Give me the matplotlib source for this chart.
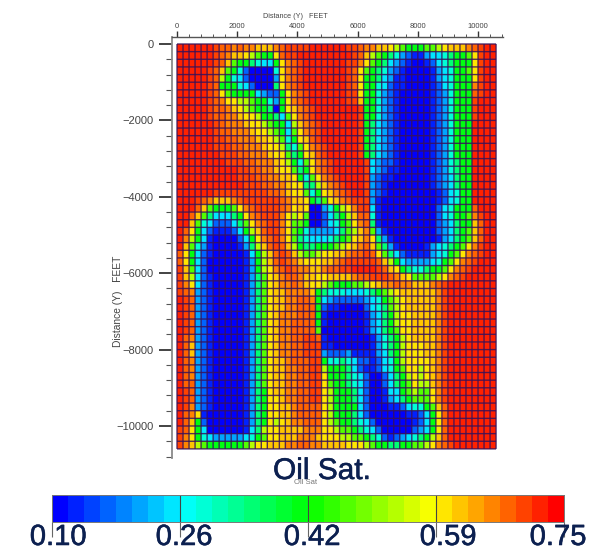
import numpy as np
import matplotlib
matplotlib.use("Agg")
import matplotlib.pyplot as plt
import matplotlib.patheffects as pe
from matplotlib.colors import LinearSegmentedColormap, Normalize

plt.rcParams["font.family"] = ["Liberation Sans", "DejaVu Sans"]

W, H = 592, 552

# one char per cell, blocks of 10 columns, top row first
sat_rows = [
    "ffffffeddc dccbbbcdee eeffffffee dccbba9877 7889abbbcd eff",
    "ffffffedcb ba9877adee fffffffffe db98765321 134456778a eff",
    "ffffffedb8 7765447acd efffffffee ca87643210 012456777a eff",
    "fffffedb87 5200005acd efffffffed a876532100 001345778a eff",
    "fffffed975 4200003acd efffffffed a776431100 001345777a eff",
    "fffffed777 5420006acd efffffffed a775421100 001245777c eff",
    "fffffeda87 77743227ac deffffffee a775321000 001235777d eff",
    "fffffedcaa 99877537ac deffffffee b775321000 001235777e fff",
    "fffffeddcb a9877607ab cdefffffff e775321000 001235777e fff",
    "fffffeddcc baa977648a cdefffffff e775321000 001235777e fff",
    "ffffffedcc cbaa987749 bcdeffffff e764321000 001235777f fff",
    "ffffffeddc ccbaa98748 acdeffffff e764321000 001235777f fff",
    "ffffffeedd cccbba9857 abdeffffff e764321000 001235777f fff",
    "ffffffeeed dcccbaa965 8acdefffff e764321000 001235777f fff",
    "fffffffeee ddcccbaa86 7abdefffff e764321000 001235777f fff",
    "ffffffffee eddcccba97 58acdeffff fe43221000 001235677f fff",
    "ffffffffff eeddccbaa8 67acdeffff fe43211000 001235677f fff",
    "ffffffffff eeeddccbba 758acdefff fe32110000 001234677f fff",
    "ffffffffff feeeddccba a669bcdeff fe32100000 001234677f fff",
    "ffffffeeee eeeeeddcba a857abcdef fe32100000 000124577f fff",
    "fffedcbbbc deeeeeedcb ba768abcde ee31000000 000124577f fff",
    "fffdb87778 acdeeeedca ba003579ac ee41000000 000245777d fff",
    "ffdb864446 7acdeeeca9 a80024679b dd51000000 000245778c eff",
    "ffb8542224 68acdeeca8 870024578a cd61000000 000234677b dff",
    "fda7421112 479bdeeca8 7533334689 bc83100000 000234678b dff",
    "fc97410000 247acdeca8 654445678a bca6310000 000134678b dff",
    "fb85310000 1369bdedb9 76677789ab cdb8631000 01345678ac eff",
    "da74210000 01479bdedb 9889aabbcd deda864211 1134578acd eff",
    "da74200000 01379bdedc baaabbcdee eeedb97433 334578acde fff",
    "eb84200000 01379acded ccbbcddeef fffedba765 56778acdef fff",
    "eb94210000 01368abcdd cbbaabbbbc ddeeedcba8 8889acdeff fff",
    "eca4210000 01368abccd cbaa987778 89abccdccb bbcdefffff fff",
    "edc3210000 01368abbcc ccb7655544 456789abbb bbbcefffff fff",
    "fed3210000 01368abbcc ddc7432222 2345789abb bbbcefffff fff",
    "fed3210000 01368abbcc ddd7211000 0245689abb bbbcefffff fff",
    "fed3210000 01368abccc ddd7100000 0134679aab bbbcefffff fff",
    "fed3210000 01368abccd ddd7100000 0134679aab bbbcefffff fff",
    "fed3210000 01368abccd ddd8000000 0134678aab bbbcefffff fff",
    "fdc3210000 01368abccd deed100000 00135679ab bbbcefffff fff",
    "fdb3210000 01368abccd deee110000 00135679aa abbcefffff fff",
    "fdb3210000 01368abccd deee322231 11134679aa abbcefffff fff",
    "fdc3210000 01368abbcd ddee755654 22124579aa aabcefffff fff",
    "fdc3210000 01368abbcc ddee977764 21124578aa 9abcefffff fff",
    "fdc3210000 01368abbcc ddeea77765 420024679a 9abcefffff fff",
    "fdd3210000 01368abbcc ddeea87765 420024678a 99bcefffff fff",
    "fed3210000 01367abbcc ddeea97776 4200144789 88acefffff fff",
    "fed3210000 01367aabcc ddeea97776 4200134678 88acefffff fff",
    "fec3210000 01367aabbc dddda97777 4200011245 578bdfffff fff",
    "fdca100000 01367aabbc dddda97776 4200000011 247adfffff fff",
    "fdb7200000 01367a9abc cddda98776 5420000001 247adfffff fff",
    "eda7400000 01469aabbb bcccaa9887 6542000002 347adfffff fff",
    "eca7543333 34578aabbb cccbaaa998 8765212345 679bdfffff fff",
    "ecb9877777 789aabbbcc ddccbbbbaa a987766778 89acdeffff fff",
]
sat_codes = "0123456789abcdef"
sat_values = [0.10, 0.14, 0.18, 0.22, 0.26, 0.30, 0.36, 0.42,
              0.47, 0.54, 0.59, 0.62, 0.65, 0.68, 0.70, 0.725]

x_major = [0, 2000, 4000, 6000, 8000, 10000]
x_labels = ["0", "2000", "4000", "6000", "8000", "10000"]
y_major = [0, -2000, -4000, -6000, -8000, -10000]
y_labels = ["0", "\u22122000", "\u22124000", "\u22126000", "\u22128000", "\u221210000"]
bar_ticks = [0.10, 0.2625, 0.425, 0.5875, 0.75]
bar_labels = ["0.10", "0.26", "0.42", "0.59", "0.75"]

CELL_FT = 200
sat = np.array([[sat_values[sat_codes.index(ch)] for ch in row.replace(" ", "")]
                for row in sat_rows])
n_rows, n_cols = sat.shape
x_edges = np.arange(n_cols + 1) * CELL_FT
y_edges = -np.arange(n_rows + 1) * CELL_FT

cmap = LinearSegmentedColormap.from_list(
    "oilsat", ["#0000ff", "#00ffff", "#00ff00", "#ffff00", "#ff0000"], N=32)
norm = Normalize(0.10, 0.75)


def px_axes(fig, left, top, right, bottom):
    return fig.add_axes([left / W, 1 - bottom / H, (right - left) / W, (bottom - top) / H])


def px_text(fig, x, y, s, **kw):
    kw.setdefault("ha", "center")
    kw.setdefault("va", "center")
    fig.text(x / W, 1 - y / H, s, **kw)


fig = plt.figure(figsize=(W / 100, H / 100), dpi=100)

# main grid, lines drawn apart from the mesh so they keep an even spacing
ax = px_axes(fig, 171.7, 36.7, 503, 458)
ax.pcolormesh(x_edges, y_edges, sat, cmap=cmap, norm=norm, linewidth=0)
grid_v = ax.vlines(x_edges, y_edges[-1], 0, color="#38125a", linewidth=1.0, alpha=0.85)
grid_h = ax.hlines(y_edges, 0, x_edges[-1], color="#38125a", linewidth=1.0, alpha=0.85)
grid_v.set_snap(False)
grid_h.set_snap(False)
ax.set_xlim(-176, 10830)
ax.set_ylim(-10838, 191)
ax.xaxis.tick_top()
ax.spines["right"].set_visible(False)
ax.spines["bottom"].set_visible(False)
ax.spines["left"].set_color("#8a8a8a")
ax.spines["left"].set_linewidth(1.3)
ax.spines["top"].set_color("#555555")
ax.spines["top"].set_linewidth(1.0)

ax.set_xticks(x_major, x_labels)
ax.set_xticks(np.arange(0, 10801, 400), minor=True)
ax.set_yticks(y_major, y_labels)
ax.set_yticks(-np.arange(0, 10801, 400), minor=True)
ax.tick_params(axis="x", which="major", length=4, width=1.0, color="#333333",
               labelsize=5.5, labelcolor="#444444", pad=0.5)
ax.tick_params(axis="x", which="minor", length=2, width=0.7, color="#555555")
ax.tick_params(axis="y", which="major", length=9.6, width=1.2, color="#222222",
               labelsize=8, labelcolor="#444444", pad=3.5)
ax.tick_params(axis="y", which="minor", length=4.6, width=0.8, color="#555555")

px_text(fig, 295, 16, "Distance (Y)   FEET", fontsize=5.2, color="#444444")
px_text(fig, 118, 301, "Distance (Y)   FEET", fontsize=7.4, color="#444444", rotation=90)

# colour bar
bar_ax = px_axes(fig, 52, 495, 564, 521.5)
levels = np.linspace(0.10, 0.75, 33)
bar_ax.pcolormesh(levels, [0, 1], (levels[:-1] + levels[1:])[None, :] / 2, cmap=cmap, norm=norm)
bar_ax.set_xlim(0.10, 0.75)
bar_ax.set_ylim(0, 1)
bar_ax.set_yticks([])
bar_ax.set_xticks(bar_ticks, [""] * len(bar_ticks))
bar_ax.vlines(bar_ticks, 0, 1, color="#444444", linewidth=0.8)
bar_ax.tick_params(axis="x", length=11, width=0.8, color="#666666")
for spine in bar_ax.spines.values():
    spine.set_color("#777777")
    spine.set_linewidth(0.7)

navy = "#0c2050"
heavy = [pe.withStroke(linewidth=0.4, foreground=navy)]
px_text(fig, 322, 471, "Oil Sat.", fontsize=21.5, color=navy, zorder=3, path_effects=heavy)
px_text(fig, 306, 483, "Oil Sat", fontsize=5.5, color="#777777", zorder=4)
for cx, lab in zip([58, 184, 312, 448, 558], bar_labels):
    px_text(fig, cx, 537, lab, fontsize=21, color=navy, path_effects=heavy)

fig.savefig("out.png", dpi=100)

THE TASK:
Begin at the first line of the data above and repeat each line exactly, stopping after the line containing "W, H = 592, 552". Omit the pictures.

FINISHED TASK:
Give me the matplotlib source for this chart.
import numpy as np
import matplotlib
matplotlib.use("Agg")
import matplotlib.pyplot as plt
import matplotlib.patheffects as pe
from matplotlib.colors import LinearSegmentedColormap, Normalize

plt.rcParams["font.family"] = ["Liberation Sans", "DejaVu Sans"]

W, H = 592, 552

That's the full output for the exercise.